(Short task):
Transcribe the material exactly. Images do not belong in the copy.

## Start

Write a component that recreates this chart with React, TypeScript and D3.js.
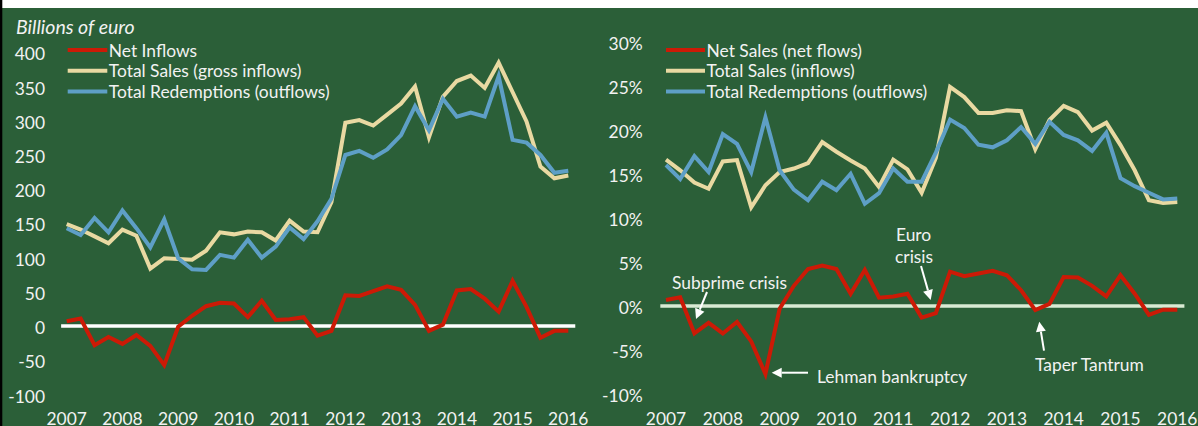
import React from "react";
import * as d3 from "d3";

const years = ["2007","2008","2009","2010","2011","2012","2013","2014","2015","2016"];

// Left panel: billions of euro, quarterly 2007Q1..2016Q1
const netInflows = [7,11,-28,-16,-26,-13,-29,-57,-1,15,29,34,33,13,37,9,10,13,-14,-7,45,44,51,58,53,31,-7,2,52,54,40,21,66,28,-17,-7,-7];
const totalSales = [149,141,131,121,141,132,84,99,98,97,110,137,134,138,137,125,154,138,137,181,297,301,293,309,325,350,276,335,358,366,348,385,342,299,233,216,220];
const totalRedemptions = [143,133,158,137,169,143,115,156,99,83,82,104,100,126,100,116,144,127,153,186,250,256,246,258,279,321,286,332,306,312,306,365,272,268,250,224,227];

// Right panel: % of assets
const netSalesPct = [0.7,1.0,-3.1,-1.9,-3.1,-1.8,-4.0,-7.7,-0.3,2.3,4.2,4.6,4.2,1.4,4.1,0.95,1.1,1.4,-1.3,-0.8,3.9,3.4,3.7,4.0,3.5,1.8,-0.45,0.25,3.3,3.25,2.3,1.1,3.5,1.4,-1.0,-0.4,-0.4];
const salesPct = [16.6,15.4,14.0,13.3,16.4,16.55,11.2,13.7,15.2,15.6,16.2,18.6,17.5,16.5,15.6,13.5,16.6,15.5,12.85,16.8,24.85,23.7,21.9,21.9,22.2,22.1,17.8,21.1,22.7,22.0,19.9,20.8,18.25,15.4,12.0,11.7,11.8];
const redemptionsPct = [16.0,14.4,17.0,15.2,19.5,18.4,15.2,21.4,15.4,13.2,12.0,14.1,13.15,15.0,11.6,12.8,15.6,14.1,14.1,17.4,21.15,20.2,18.3,18.0,18.8,20.3,18.4,20.9,19.4,18.8,17.6,19.65,14.5,13.6,12.85,12.1,12.2];

const leftTicks = [-100,-50,0,50,100,150,200,250,300,350,400];
const rightTicks = [-10,-5,0,5,10,15,20,25,30];

const leftLegend = ["Net Inflows","Total Sales (gross inflows)","Total Redemptions (outflows)"];
const rightLegend = ["Net Sales (net flows)","Total Sales (inflows)","Total Redemptions (outflows)"];

const BG = "#2b5f38";
const RED = "#cc1a06";
const BEIGE = "#e9d9a2";
const BLUE = "#5e9fc6";
const TXT = "#f2f2f2";
const FONT = "Lato, 'Open Sans', sans-serif";
const FS = 17.4;

function Arrow({ x1, y1, x2, y2 }: { x1: number; y1: number; x2: number; y2: number }) {
  const ang = Math.atan2(y2 - y1, x2 - x1);
  const L = 10, W = 5;
  const bx = x2 - L * Math.cos(ang), by = y2 - L * Math.sin(ang);
  const px = -Math.sin(ang) * W, py = Math.cos(ang) * W;
  return (
    <g>
      <line x1={x1} y1={y1} x2={bx} y2={by} stroke="#ffffff" strokeWidth={2} />
      <path d={`M${x2},${y2}L${bx + px},${by + py}L${bx - px},${by - py}Z`} fill="#ffffff" />
    </g>
  );
}

function Panel({ x, y, ticks, fmt, series, legend, labelRight, zeroColor, legendX, legendLineX2 }: any) {
  const line = d3.line<number>().x((_, i) => x(i)).y((d) => y(d));
  const colors = [RED, BEIGE, BLUE];
  const order = [1, 2, 0];
  return (
    <g>
      {ticks.map((t: number) => (
        <text key={t} x={labelRight} y={y(t) + 1.5} textAnchor="end" dominantBaseline="central" fill={TXT} fontSize={FS} fontFamily={FONT}>{fmt(t)}</text>
      ))}
      {years.map((yr, k) => (
        <text key={yr} x={x(k * 4)} y={424.5} textAnchor="middle" fill={TXT} fontSize={FS} fontFamily={FONT}>{yr}</text>
      ))}
      <line x1={x(-0.4)} x2={x(36.5)} y1={y(0)} y2={y(0)} stroke={zeroColor} strokeWidth={3.5} />
      {order.map((s) => (
        <path key={s} d={line(series[s]) || ""} fill="none" stroke={colors[s]} strokeWidth={4} strokeLinejoin="miter" />
      ))}
      {legend.map((lab: string, k: number) => (
        <g key={lab}>
          <line x1={legendX} x2={legendLineX2} y1={50 + k * 20.8} y2={50 + k * 20.8} stroke={colors[k]} strokeWidth={4} />
          <text x={legendLineX2 + 1.5} y={50 + k * 20.8} dominantBaseline="central" fill={TXT} fontSize={FS} fontFamily={FONT}>{lab}</text>
        </g>
      ))}
    </g>
  );
}

export default function App() {
  const xL = d3.scaleLinear().domain([0, 36]).range([66.7, 568.3]);
  const yL = d3.scaleLinear().domain([-100, 400]).range([394.5, 52.3]);
  const xR = d3.scaleLinear().domain([0, 36]).range([666, 1177.3]);
  const yR = d3.scaleLinear().domain([-10, 30]).range([394.3, 41.5]);
  return (
    <svg width={1198} height={426} style={{ position: "absolute", left: 0, top: 0 }}>
      <rect x={0} y={0} width={1198} height={426} fill="#ffffff" />
      <rect x={0} y={8} width={1198} height={418} fill={BG} />
      <rect x={0} y={0} width={2.3} height={426} fill="#000000" />
      <text x={16} y={34} fill={TXT} fontSize={19.5} fontStyle="italic" fontFamily={FONT}>Billions of euro</text>
      <Panel x={xL} y={yL} ticks={leftTicks} fmt={(t: number) => String(t)} series={[netInflows, totalSales, totalRedemptions]}
        legend={leftLegend} labelRight={45} zeroColor="#ffffff" legendX={67.7} legendLineX2={107.3} />
      <Panel x={xR} y={yR} ticks={rightTicks} fmt={(t: number) => `${t}%`} series={[netSalesPct, salesPct, redemptionsPct]}
        legend={rightLegend} labelRight={642.7} zeroColor="#d9ead3" legendX={666} legendLineX2={705} />
      <g fill={TXT} fontSize={FS} fontFamily={FONT} dominantBaseline="central">
        <text x={672} y={282}>Subprime crisis</text>
        <text x={817} y={376}>Lehman bankruptcy</text>
        <text x={896} y={234}>Euro</text>
        <text x={895} y={256}>crisis</text>
        <text x={1035} y={364.5}>Taper Tantrum</text>
      </g>
      <Arrow x1={707} y1={292} x2={696} y2={319} />
      <Arrow x1={808} y1={372.7} x2={771.7} y2={372.7} />
      <Arrow x1={921} y1={266} x2={930.7} y2={300} />
      <Arrow x1={1044} y1={350.7} x2={1039.3} y2={321.7} />
    </svg>
  );
}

## End

(Solution):
Write a component that recreates this chart with React, TypeScript and D3.js.
import React from "react";
import * as d3 from "d3";

const years = ["2007","2008","2009","2010","2011","2012","2013","2014","2015","2016"];

// Left panel: billions of euro, quarterly 2007Q1..2016Q1
const netInflows = [7,11,-28,-16,-26,-13,-29,-57,-1,15,29,34,33,13,37,9,10,13,-14,-7,45,44,51,58,53,31,-7,2,52,54,40,21,66,28,-17,-7,-7];
const totalSales = [149,141,131,121,141,132,84,99,98,97,110,137,134,138,137,125,154,138,137,181,297,301,293,309,325,350,276,335,358,366,348,385,342,299,233,216,220];
const totalRedemptions = [143,133,158,137,169,143,115,156,99,83,82,104,100,126,100,116,144,127,153,186,250,256,246,258,279,321,286,332,306,312,306,365,272,268,250,224,227];

// Right panel: % of assets
const netSalesPct = [0.7,1.0,-3.1,-1.9,-3.1,-1.8,-4.0,-7.7,-0.3,2.3,4.2,4.6,4.2,1.4,4.1,0.95,1.1,1.4,-1.3,-0.8,3.9,3.4,3.7,4.0,3.5,1.8,-0.45,0.25,3.3,3.25,2.3,1.1,3.5,1.4,-1.0,-0.4,-0.4];
const salesPct = [16.6,15.4,14.0,13.3,16.4,16.55,11.2,13.7,15.2,15.6,16.2,18.6,17.5,16.5,15.6,13.5,16.6,15.5,12.85,16.8,24.85,23.7,21.9,21.9,22.2,22.1,17.8,21.1,22.7,22.0,19.9,20.8,18.25,15.4,12.0,11.7,11.8];
const redemptionsPct = [16.0,14.4,17.0,15.2,19.5,18.4,15.2,21.4,15.4,13.2,12.0,14.1,13.15,15.0,11.6,12.8,15.6,14.1,14.1,17.4,21.15,20.2,18.3,18.0,18.8,20.3,18.4,20.9,19.4,18.8,17.6,19.65,14.5,13.6,12.85,12.1,12.2];

const leftTicks = [-100,-50,0,50,100,150,200,250,300,350,400];
const rightTicks = [-10,-5,0,5,10,15,20,25,30];

const leftLegend = ["Net Inflows","Total Sales (gross inflows)","Total Redemptions (outflows)"];
const rightLegend = ["Net Sales (net flows)","Total Sales (inflows)","Total Redemptions (outflows)"];

const BG = "#2b5f38";
const RED = "#cc1a06";
const BEIGE = "#e9d9a2";
const BLUE = "#5e9fc6";
const TXT = "#f2f2f2";
const FONT = "Lato, 'Open Sans', sans-serif";
const FS = 17.4;

function Arrow({ x1, y1, x2, y2 }: { x1: number; y1: number; x2: number; y2: number }) {
  const ang = Math.atan2(y2 - y1, x2 - x1);
  const L = 10, W = 5;
  const bx = x2 - L * Math.cos(ang), by = y2 - L * Math.sin(ang);
  const px = -Math.sin(ang) * W, py = Math.cos(ang) * W;
  return (
    <g>
      <line x1={x1} y1={y1} x2={bx} y2={by} stroke="#ffffff" strokeWidth={2} />
      <path d={`M${x2},${y2}L${bx + px},${by + py}L${bx - px},${by - py}Z`} fill="#ffffff" />
    </g>
  );
}

function Panel({ x, y, ticks, fmt, series, legend, labelRight, zeroColor, legendX, legendLineX2 }: any) {
  const line = d3.line<number>().x((_, i) => x(i)).y((d) => y(d));
  const colors = [RED, BEIGE, BLUE];
  const order = [1, 2, 0];
  return (
    <g>
      {ticks.map((t: number) => (
        <text key={t} x={labelRight} y={y(t) + 1.5} textAnchor="end" dominantBaseline="central" fill={TXT} fontSize={FS} fontFamily={FONT}>{fmt(t)}</text>
      ))}
      {years.map((yr, k) => (
        <text key={yr} x={x(k * 4)} y={424.5} textAnchor="middle" fill={TXT} fontSize={FS} fontFamily={FONT}>{yr}</text>
      ))}
      <line x1={x(-0.4)} x2={x(36.5)} y1={y(0)} y2={y(0)} stroke={zeroColor} strokeWidth={3.5} />
      {order.map((s) => (
        <path key={s} d={line(series[s]) || ""} fill="none" stroke={colors[s]} strokeWidth={4} strokeLinejoin="miter" />
      ))}
      {legend.map((lab: string, k: number) => (
        <g key={lab}>
          <line x1={legendX} x2={legendLineX2} y1={50 + k * 20.8} y2={50 + k * 20.8} stroke={colors[k]} strokeWidth={4} />
          <text x={legendLineX2 + 1.5} y={50 + k * 20.8} dominantBaseline="central" fill={TXT} fontSize={FS} fontFamily={FONT}>{lab}</text>
        </g>
      ))}
    </g>
  );
}

export default function App() {
  const xL = d3.scaleLinear().domain([0, 36]).range([66.7, 568.3]);
  const yL = d3.scaleLinear().domain([-100, 400]).range([394.5, 52.3]);
  const xR = d3.scaleLinear().domain([0, 36]).range([666, 1177.3]);
  const yR = d3.scaleLinear().domain([-10, 30]).range([394.3, 41.5]);
  return (
    <svg width={1198} height={426} style={{ position: "absolute", left: 0, top: 0 }}>
      <rect x={0} y={0} width={1198} height={426} fill="#ffffff" />
      <rect x={0} y={8} width={1198} height={418} fill={BG} />
      <rect x={0} y={0} width={2.3} height={426} fill="#000000" />
      <text x={16} y={34} fill={TXT} fontSize={19.5} fontStyle="italic" fontFamily={FONT}>Billions of euro</text>
      <Panel x={xL} y={yL} ticks={leftTicks} fmt={(t: number) => String(t)} series={[netInflows, totalSales, totalRedemptions]}
        legend={leftLegend} labelRight={45} zeroColor="#ffffff" legendX={67.7} legendLineX2={107.3} />
      <Panel x={xR} y={yR} ticks={rightTicks} fmt={(t: number) => `${t}%`} series={[netSalesPct, salesPct, redemptionsPct]}
        legend={rightLegend} labelRight={642.7} zeroColor="#d9ead3" legendX={666} legendLineX2={705} />
      <g fill={TXT} fontSize={FS} fontFamily={FONT} dominantBaseline="central">
        <text x={672} y={282}>Subprime crisis</text>
        <text x={817} y={376}>Lehman bankruptcy</text>
        <text x={896} y={234}>Euro</text>
        <text x={895} y={256}>crisis</text>
        <text x={1035} y={364.5}>Taper Tantrum</text>
      </g>
      <Arrow x1={707} y1={292} x2={696} y2={319} />
      <Arrow x1={808} y1={372.7} x2={771.7} y2={372.7} />
      <Arrow x1={921} y1={266} x2={930.7} y2={300} />
      <Arrow x1={1044} y1={350.7} x2={1039.3} y2={321.7} />
    </svg>
  );
}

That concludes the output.